##### Data section #####

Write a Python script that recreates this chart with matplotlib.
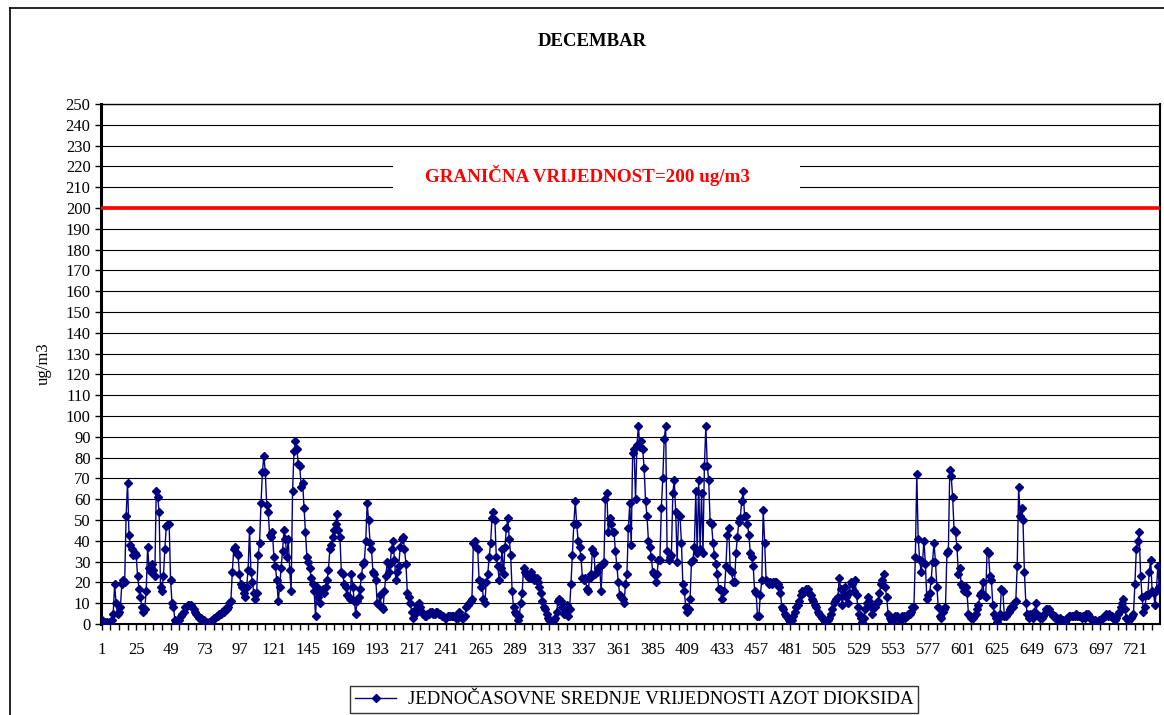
import numpy as np
import matplotlib.pyplot as plt
from matplotlib.lines import Line2D
from matplotlib.patches import Rectangle

# hourly NO2 means for December (ug/m3)
no2 = [
    2, 1, 1, 0, 1, 0, 1, 2, 5, 19, 10, 5, 6, 8, 19, 21, 20, 52, 68, 43, 38, 36, 33, 34,
    33, 23, 17, 13, 8, 6, 7, 16, 37, 27, 25, 29, 26, 23, 64, 61, 54, 18, 16, 23, 36, 47, 48, 48,
    21, 10, 8, 2, 1, 0, 2, 4, 5, 6, 8, 8, 9,
    9, 9, 8, 7, 6, 5, 4, 3, 3, 2, 2, 1, 1, 0, 1, 1, 2, 3, 3, 4, 4, 5, 5, 6, 6, 7, 7, 8, 10, 11,
    25, 36, 37, 34, 33, 24, 19, 18, 15, 13, 18, 26, 45, 25, 20, 15, 12, 15, 33, 39, 58, 73, 81, 73,
    57, 54, 43, 42, 44, 32, 28,
    21, 11, 18, 27, 35, 45, 41, 32, 41, 26, 16, 64, 83, 88, 84, 77, 76, 66, 68, 56, 44, 32, 30, 27,
    22, 19, 16, 4, 18, 13, 10, 16, 17, 15, 18, 21, 26, 36, 38, 42, 45, 48, 53, 45, 42, 25, 24, 19,
    18, 14, 13, 12, 24, 18, 11, 5, 11, 13, 17, 23, 29,
    30, 40, 58, 50, 39, 36, 25, 24, 21, 10, 9, 14, 8, 7, 16, 23, 30, 25, 29, 36, 40, 31, 21, 25,
    28, 37, 41, 42, 36, 29, 15, 13, 10, 6, 3, 5, 7, 9, 10, 8, 6, 5,
    4, 4, 5, 5, 6, 6, 5, 5, 6, 6, 5, 5, 4, 4, 3, 3, 4, 4, 4, 4,
    4, 4, 3, 3, 6, 4, 3, 3, 4, 8, 9, 10, 11, 12,
    39, 40, 37, 36, 21, 18, 20, 12, 10, 20, 24, 32, 39, 51, 54, 50, 32, 28, 21, 27, 36, 24, 37, 46,
    51, 41, 33, 16, 8, 6, 5, 2, 4, 10, 15, 27, 25, 24, 23, 22, 25, 23, 21, 22,
    22, 20, 18, 15, 11, 8, 7, 5, 3, 2, 1, 1, 2, 3, 6, 11, 12, 11, 8, 5, 7, 9, 4, 7,
    19, 33, 48, 59, 48, 40, 37, 32, 22, 21, 22, 17, 16, 22, 24, 36, 34, 24, 25, 27, 28, 16, 29, 30,
    60, 63, 44, 51, 48, 44, 44, 35, 28, 20, 14, 13, 12, 10,
    19, 24, 46, 58, 38, 82, 84, 60, 86, 95, 85, 88, 84, 75, 59, 52, 40, 37, 32, 25, 24, 20, 24, 31,
    31, 56, 70, 89, 95, 35, 31, 32, 33, 63, 69, 54, 30, 52, 52, 39, 19, 16, 8, 6, 7, 12, 30, 31,
    37, 64, 34, 69, 36, 63, 34, 76, 95, 76, 69, 49, 48, 39, 33,
    29, 24, 17, 17, 12, 16, 16, 28, 43, 46, 26, 25, 20, 20, 34, 42, 49, 51, 59, 64, 52, 52, 48, 43,
    34, 32, 28, 16, 15, 4, 4, 14, 21, 55, 39, 21, 20, 19, 20, 19, 20, 20, 20, 19, 18, 15, 8, 7,
    5, 4, 3, 2, 1, 2, 4, 6, 8, 9, 11, 14, 16,
    15, 16, 17, 17, 15, 14, 12, 11, 9, 8, 6, 5, 4, 3, 2, 1, 1, 2, 3, 5, 7, 10, 11, 12,
    13, 22, 17, 9, 14, 18, 13, 10, 15, 20, 19, 16, 21, 14, 8, 5, 3, 1, 3, 7, 10, 13, 11, 8,
    5, 8, 8, 10, 11, 15, 19, 21, 24, 18, 13, 5, 3, 2, 1,
    3, 4, 4, 3, 2, 2, 4, 4, 3, 4, 5, 5, 6, 8, 8, 32, 72, 41, 31, 25, 30, 40, 29, 12,
    14, 15, 21, 30, 39, 30, 18, 8, 4, 3, 6, 7, 8, 34, 35, 74, 71, 61, 45, 44, 37, 24, 27, 19,
    18, 16, 18, 15, 5, 4, 3, 3, 4, 5, 7, 9, 14,
    15, 20, 14, 13, 35, 34, 23, 21, 9, 5, 3, 1, 3, 5, 17, 16, 4, 4, 5, 6, 7, 8, 8, 10,
    11, 28, 66, 52, 56, 50, 25, 10, 5, 3, 5, 4, 3, 6, 10, 5, 4, 3, 3, 4, 5, 7, 7, 7,
    6, 5, 4, 4, 3, 2, 2, 3, 2, 2, 1, 2, 3, 4,
    4, 4, 4, 4, 5, 4, 4, 4, 3, 4, 3, 5, 5, 4, 3, 2, 2, 2, 0, 1, 2, 2, 3, 3,
    4, 5, 4, 5, 4, 4, 3, 2, 3, 5, 6, 8, 10, 12, 7, 3, 2, 2, 3, 4, 5, 19, 36, 40,
    44, 23, 13, 6, 8, 14, 14, 25, 31, 16, 15, 9, 16, 28, 18,
]

hours = np.arange(1, len(no2) + 1)
x_labels = np.arange(1, 722, 24)
y_ticks = np.arange(0, 251, 10)
limit = 200

title = 'DECEMBAR'
limit_text = 'GRANIČNA VRIJEDNOST=200 ug/m3'
series_name = 'JEDNOČASOVNE SREDNJE VRIJEDNOSTI AZOT DIOKSIDA'

plt.rcParams['font.family'] = ['Liberation Serif', 'DejaVu Serif']

W, H = 1164, 715
fig = plt.figure(figsize=(W / 100, H / 100), dpi=100)
ax = fig.add_axes([101 / W, 1 - 624 / H, (1160 - 101) / W, (624 - 104) / H])

# outer chart frame (only left and top edges are inside the picture)
fig.add_artist(Line2D([10 / W, 10 / W], [0, 1 - 8 / H], color='black', lw=1.2))
fig.add_artist(Line2D([10 / W, 1], [1 - 8 / H, 1 - 8 / H], color='black', lw=1.2))

ax.plot(hours, no2, color='#000080', lw=1.0, marker='D', markersize=4,
        markerfacecolor='#000080', markeredgecolor='#000080', zorder=4)
ax.axhline(limit, color='red', lw=2.6, zorder=5)

ax.set_xlim(0.5, len(no2) + 0.5)
ax.set_ylim(0, 250)
ax.set_yticks(y_ticks)
ax.set_xticks(x_labels)
ax.set_xticks(np.arange(1, len(no2) + 1, 6), minor=True)
ax.tick_params(axis='both', which='both', direction='out', length=4, width=1,
               labelsize=12, colors='black')
ax.tick_params(axis='x', pad=9)
ax.grid(axis='y', color='black', lw=0.8)
ax.set_axisbelow(True)

ax.spines['left'].set_linewidth(2.2)
ax.spines['bottom'].set_linewidth(1.5)
ax.spines['right'].set_linewidth(1.5)
ax.spines['top'].set_linewidth(1.0)

ax.set_ylabel('ug/m3', fontsize=12, labelpad=10)
fig.text(592 / W, 1 - 42 / H, title, ha='center', va='center',
         fontsize=13.5, fontweight='bold')

# white label box over the grid, with the limit text
x0 = (393 - 101) / (1160 - 101)
x1 = (800 - 101) / (1160 - 101)
ax.add_patch(Rectangle((x0, 209), x1 - x0, 13, transform=ax.get_yaxis_transform(),
                       facecolor='white', edgecolor='none', zorder=2))
ax.text((587 - 101) / (1160 - 101), 215.5, limit_text, ha='center', va='center',
        color='red', fontsize=13.7, fontweight='bold', zorder=6,
        transform=ax.get_yaxis_transform())

handle = Line2D([], [], color='#000080', lw=1.0, marker='D', markersize=4)
fig.legend([handle], [series_name], loc='upper center',
           bbox_to_anchor=(634 / W, 1 - 677 / H), frameon=True, fancybox=False,
           edgecolor='black', fontsize=13.5, handlelength=2.2, borderpad=0.25,
           handletextpad=0.6)

fig.savefig('out.png', dpi=100)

#####

Directive: Repeat exactly and only the lines from the start of the data above through the line that holds "from matplotlib.patches import Rectangle", inclusive. Pictures do not belong in the copy.

Exercise response:
Write a Python script that recreates this chart with matplotlib.
import numpy as np
import matplotlib.pyplot as plt
from matplotlib.lines import Line2D
from matplotlib.patches import Rectangle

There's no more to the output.